ICG’s chief executive Eamonn Rothwell, and other senior managers have already offered €18.50 to buy the group placing a value €471m on the business, including €100m debt.
In early April the joint bidders, who had been stake building in ICG, said it was possible they could offer over €20 per share for the group once it had carried out due diligence which is now “substantially complete.”
In the meantime they bought shares at prices of up to €20.75 in ICG and any bid will have to be at that level or higher, under stock exchange rules.
A share price of €20.75 values the group at well over €500m.
The consortium is expected to announce a bid either today or on Monday, according to reliable market sources.
Following the MBO announcement, shares in the company rose well above €19 and held at that level and their value boosted further as the Doyle Group and One51, led by well known businessman Philip Lynch, continued to mop up any available equity.
It remains to be seen if the management will come up with a further offer to counter whatever the consortium of One51 and the Doyle Group comes up with.
At the time of the MBO announcement Mr Rothwell said he upped his offer to €18.50 from €17.50 under pressure from the independent directors.

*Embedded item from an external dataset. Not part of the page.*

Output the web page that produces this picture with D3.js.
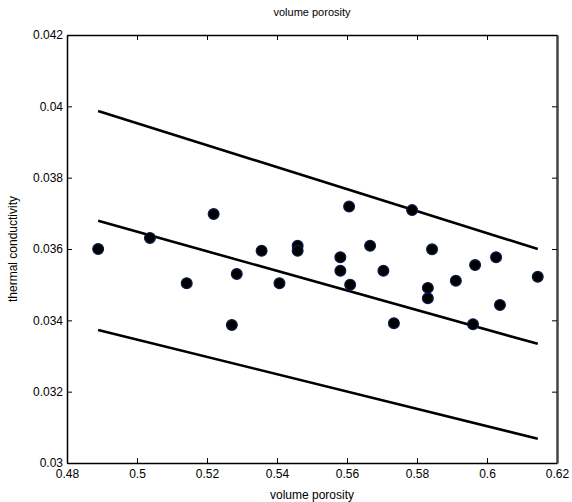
<!DOCTYPE html>
<html>
<head>
<meta charset="utf-8">
<script src="https://cdn.jsdelivr.net/npm/d3@7"></script>
<style>
  body { margin: 0; background: #fff; }
  svg { display: block; font-family: Arial, "Liberation Sans", sans-serif; }
</style>
</head>
<body>
<div id="chart"></div>
<script>
// measured points (volume porosity vs thermal conductivity)
var porosity = [0.4889, 0.5037, 0.5142, 0.5219, 0.5271, 0.5285, 0.5356, 0.5407,
    0.5459, 0.5459, 0.5581, 0.5581, 0.5606, 0.5609, 0.5666, 0.5704, 0.5734,
    0.5786, 0.5831, 0.5831, 0.5843, 0.5911, 0.5960, 0.5966, 0.6026, 0.6037, 0.6145];
var conductivity = [0.03600, 0.03631, 0.03504, 0.03698, 0.03387, 0.03530, 0.03595, 0.03504,
    0.03609, 0.03595, 0.03577, 0.03539, 0.03719, 0.03500, 0.03609, 0.03539, 0.03392,
    0.03709, 0.03491, 0.03462, 0.03599, 0.03511, 0.03389, 0.03555, 0.03577, 0.03443, 0.03522];

// fit line and bounds (start / end values)
var lineX = [0.4889, 0.6145];
var upperY = [0.03987, 0.03600];
var fitY = [0.03679, 0.03334];
var lowerY = [0.03373, 0.03068];

var xTicks = [0.48, 0.5, 0.52, 0.54, 0.56, 0.58, 0.6, 0.62];
var yTicks = [0.03, 0.032, 0.034, 0.036, 0.038, 0.04, 0.042];

var width = 572, height = 502;
var margin = {top: 35, right: 15, bottom: 39, left: 67};

var svg = d3.select("#chart").append("svg")
    .attr("width", width)
    .attr("height", height);

var x = d3.scaleLinear().domain([0.48, 0.62]).range([margin.left, width - margin.right]);
var y = d3.scaleLinear().domain([0.03, 0.042]).range([height - margin.bottom, margin.top]);

var fmt = function (d) { return String(+d.toFixed(3)); };

// axes (matlab style box with inward ticks)
svg.append("g")
    .attr("transform", "translate(0," + y.range()[0] + ")")
    .call(d3.axisBottom(x).tickValues(xTicks).tickFormat(fmt).tickSizeInner(-5).tickSizeOuter(0).tickPadding(6))
    .attr("class", "axis bottom");
svg.append("g")
    .attr("transform", "translate(0," + y.range()[1] + ")")
    .call(d3.axisTop(x).tickValues(xTicks).tickFormat("").tickSizeInner(-5).tickSizeOuter(0));
svg.append("g")
    .attr("transform", "translate(" + x.range()[0] + ",0)")
    .call(d3.axisLeft(y).tickValues(yTicks).tickFormat(fmt).tickSizeInner(-5).tickSizeOuter(0).tickPadding(4));
svg.append("g")
    .attr("transform", "translate(" + x.range()[1] + ",0)")
    .call(d3.axisRight(y).tickValues(yTicks).tickFormat("").tickSizeInner(-5).tickSizeOuter(0))
    .attr("class", "axis right");

svg.selectAll(".domain").attr("stroke", "#000").attr("stroke-width", 1.5);
svg.select(".right .domain").attr("stroke", "#444").attr("stroke-width", 2.5);
svg.selectAll(".tick line").attr("stroke", "#000");
svg.selectAll(".tick text").attr("fill", "#000").style("font-size", "12px");

// the three lines
var lines = [upperY, fitY, lowerY];
var lineGen = d3.line()
    .x(function (d, i) { return x(lineX[i]); })
    .y(function (d) { return y(d); });

svg.selectAll(".fit")
    .data(lines)
    .enter().append("path")
    .attr("class", "fit")
    .attr("d", lineGen)
    .attr("fill", "none")
    .attr("stroke", "#000")
    .attr("stroke-width", 2.6);

// scatter points
svg.selectAll(".dot")
    .data(porosity)
    .enter().append("circle")
    .attr("class", "dot")
    .attr("cx", function (d) { return x(d); })
    .attr("cy", function (d, i) { return y(conductivity[i]); })
    .attr("r", 5.4)
    .attr("fill", "#000")
    .attr("stroke", "#0b1a4d")
    .attr("stroke-width", 1.2);

// labels
var midX = (x.range()[0] + x.range()[1]) / 2;
svg.append("text")
    .attr("x", midX).attr("y", 16)
    .attr("text-anchor", "middle")
    .style("font-size", "11px")
    .text("volume porosity");
svg.append("text")
    .attr("x", midX).attr("y", 499)
    .attr("text-anchor", "middle")
    .style("font-size", "12px")
    .text("volume porosity");
svg.append("text")
    .attr("transform", "translate(17," + (y.range()[0] + y.range()[1]) / 2 + ") rotate(-90)")
    .attr("text-anchor", "middle")
    .style("font-size", "12px")
    .text("thermal conductivity");
</script>
</body>
</html>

Whether that means they will not try to top whatever potential offer emerges from the consortium is unknown.
However, Stuart Draper, head of research at Dolmen Stockbrokers, argues that at €20.75 the company is pretty well valued and “it will be hard for anyone to justify going much beyond that price level for the business,” he said.
Shares in the group were unchanged at €20.65 as the markets expect further developments within days.